Sherwood Anderson (Camden, Ohio, 1876 - Colón, Panamá, 1941) forma parte de la tradición emersoniana y whitmaniana, las leyendas del Medio Oeste, las tradiciones patrióticas, o las lecturas de Melville y Borrow y por edad y adscripción literaria pertenece a la llama “escuela de Chicago” o “Renacimiento de Chicago” que incluye a Theodore Dreiser, Edgar Lee Masters, Carl Sanburg, Sinclair Lewis y Ernest Hemingway. Los primeros pasos literarios de Anderson se centran en una amplia mirada sobre el naturalismo del XIX y más adelante en el modernismo del XX, modelos culturales que contribuyeron a un sentido determinista de la economía, que en América supuso un crecimiento industrial y financiero, y por otra parte el desarrollo de pensamientos filosóficos que provocarían una concienciación de clase que denunciaría la explotación del sistema y la deshumanización de las relaciones humanas que pronto provocaron una reacción en autores como J. T. Farell, Upton Sinclair y John Steinbeck y con su literatura denunciaron la corrupción política y el cinismo financiero.
Un austero y escalofriante viaje por la soledad nos hace partícipes de los problemas cotidianos a que se enfrentan los personajes de Anderson, vistos desde un prisma o punto de vista interior, y en sus cuentos el paisaje rural de fondo conforma esa identificación con el mundo exterior, la fuerza de la naturaleza que en sus cuentos se convierte en una cualidad del pensamiento para salir del alienación a que se ven abocadas sus vidas. Los trece relatos que componen, La chica de Nueva Inglaterra (2013), en su mayor parte inéditos en castellano y extraídos de la obra El triunfo del huevo (1921), nos muestran lo mejor de Anderson, un haz de sentimientos complejos, conformados con un estilo sencillo y frente a un conformismo social de época.

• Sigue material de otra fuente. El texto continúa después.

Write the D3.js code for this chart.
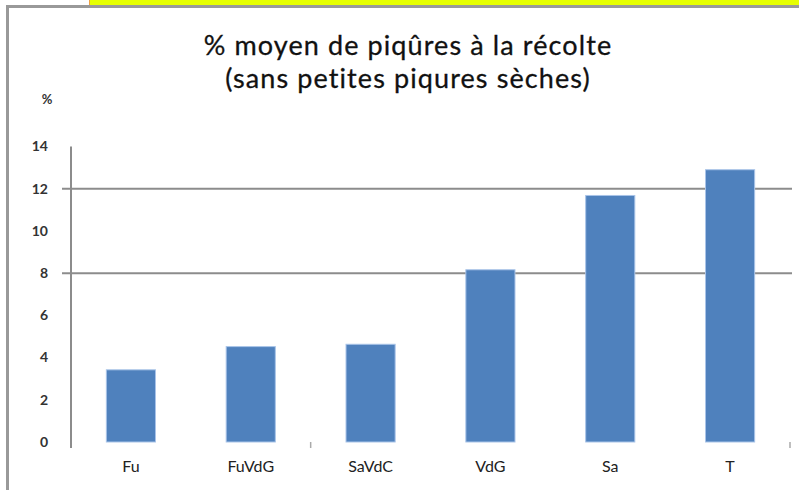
<!DOCTYPE html>
<html><head><meta charset="utf-8">
<script src="https://cdn.jsdelivr.net/npm/d3@7"></script>
<style>body{margin:0;background:#fff;}svg{display:block;}</style>
</head><body>
<svg id="c" width="799" height="490"></svg>
<script>
const categories = ["Fu", "FuVdG", "SaVdC", "VdG", "Sa", "T"];
const values = [3.42, 4.52, 4.63, 8.16, 11.68, 12.9];
const yTicks = [0, 2, 4, 6, 8, 10, 12, 14];
const gridValues = [8, 12];
const boundaryTicks = [2, 6];
const titleLines = ["% moyen de piqûres à la récolte", "(sans petites piqures sèches)"];
const yUnit = "%";

const svg = d3.select("#c");
const font = "Lato, 'Open Sans', sans-serif";

// frame decoration
svg.append("rect").attr("x", 89).attr("y", 0).attr("width", 710).attr("height", 5).attr("fill", "#e6ff00");
svg.append("line").attr("x1", 89.5).attr("x2", 89.5).attr("y1", 0).attr("y2", 5).attr("stroke", "#f0a040");
svg.append("line").attr("x1", 6).attr("x2", 799).attr("y1", 6.5).attr("y2", 6.5).attr("stroke", "#999").attr("stroke-width", 3);
svg.append("line").attr("x1", 7.5).attr("x2", 7.5).attr("y1", 6).attr("y2", 490).attr("stroke", "#999").attr("stroke-width", 3);

const x = d3.scaleBand().domain(categories).range([71, 790]).paddingInner(0.59).paddingOuter(0.295);
const y = d3.scaleLinear().domain([0, 14]).range([442, 146.5]);

// gridlines
svg.append("g").selectAll("line").data(gridValues).join("line")
  .attr("x1", 62).attr("x2", 792)
  .attr("y1", d => y(d)).attr("y2", d => y(d))
  .attr("stroke", "#8c8c8c").attr("stroke-width", 2);

// y axis line
svg.append("line").attr("x1", 71).attr("x2", 71).attr("y1", y(14)).attr("y2", 448)
  .attr("stroke", "#8c8c8c").attr("stroke-width", 2);

// boundary ticks
const step = x.step();
svg.append("g").selectAll("line").data(boundaryTicks).join("line")
  .attr("x1", d => 71 + d * step).attr("x2", d => 71 + d * step)
  .attr("y1", 442).attr("y2", 448)
  .attr("stroke", "#aaa").attr("stroke-width", 1.5);

// y tick labels
svg.append("g").selectAll("text").data(yTicks).join("text")
  .attr("x", 48).attr("y", d => y(d)).attr("dy", "0.35em")
  .attr("text-anchor", "end").attr("font-family", font).attr("font-size", 14).attr("font-weight", "bold")
  .attr("fill", "#333").text(d => d);

svg.append("text").attr("x", 47).attr("y", 104).attr("text-anchor", "middle")
  .attr("font-family", font).attr("font-size", 13).attr("font-weight", "bold").attr("fill", "#333").text(yUnit);

// bars
svg.append("g").selectAll("rect").data(values).join("rect")
  .attr("x", (d, i) => x(categories[i])).attr("width", x.bandwidth())
  .attr("y", d => y(d)).attr("height", d => y(0) - y(d))
  .attr("fill", "#4f81bd").attr("stroke", "#a9c4e8").attr("stroke-width", 1);

// category labels
svg.append("g").selectAll("text").data(categories).join("text")
  .attr("x", d => x(d) + x.bandwidth() / 2).attr("y", 472)
  .attr("text-anchor", "middle").attr("font-family", font).attr("font-size", 16)
  .attr("fill", "#222").text(d => d);

// title
svg.append("g").selectAll("text").data(titleLines).join("text")
  .attr("x", 408).attr("y", (d, i) => 55 + i * 33)
  .attr("text-anchor", "middle").attr("font-family", font).attr("font-size", 27).attr("font-weight", "normal")
  .attr("letter-spacing", 1.1)
  .attr("stroke", "#111").attr("stroke-width", 0.3)
  .attr("fill", "#111").text(d => d);
</script>
</body></html>
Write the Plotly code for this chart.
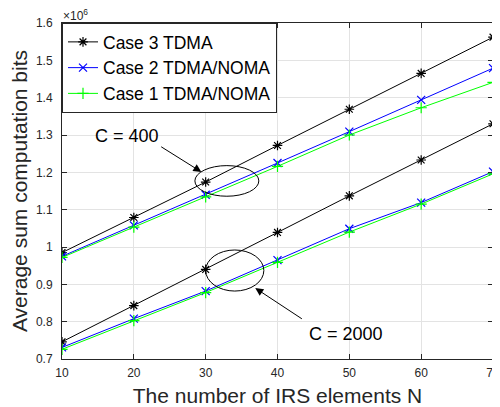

Sus historias se pueblan de ternura por los personajes que se asoman a sus páginas, que en cierta manera parecen inmersos en la violencia de la industrialización americana, y se convierten en almas desconcertadas que deambulan por este mundo de una manera fugaz e imprevisible. Muestra, en la mayoría de sus cuentos, una visión compasiva de la humanidad y siente especial interés por las clases más desfavorecidas: mujeres, niños, ancianos, minorías y, sobre todo los negros. Aunque muchos de ellos aparecen como seres anodinos, tan conformistas como obsesivos, y en la mayoría de estos relatos dan voz a rostros deseosos de que alguien cuente algo sobre sus intrascendentes vidas. Ellos se convierten en los antihéroes de una existencia que se muestran con total crudeza, sin paliativos y a la vez conmovedora. Actúan libremente, ajenos al autor, y en muchas ocasiones las historias no terminan felizmente. Dominan sus textos las elipsis, posee un extraordinario oído para captar los ritmos y los susurros que proporcionan las características de un lenguaje expreso de variados registros que subrayan la ingenuidad de los conflictos que abordan los personajes y, además, de una manera sana y vital como debe entenderse en un buen relato. Destacar, en este volumen, un puñado de pequeñas obras maestras: “Quiero saber por qué”, “La otra mujer”, “El huevo”, o “La chica de Nueva Inglaterra”, que da título al conjunto, porque en todos ellos los narradores protagonistas se sinceran, y afirman tanto lo que dicen, como lo que ocultan. Se exponen ante el lector con una ingenuidad conmovedora, y se anteponen delante sus historias aunque no sepan exactamente qué es lo que revelan con ellas.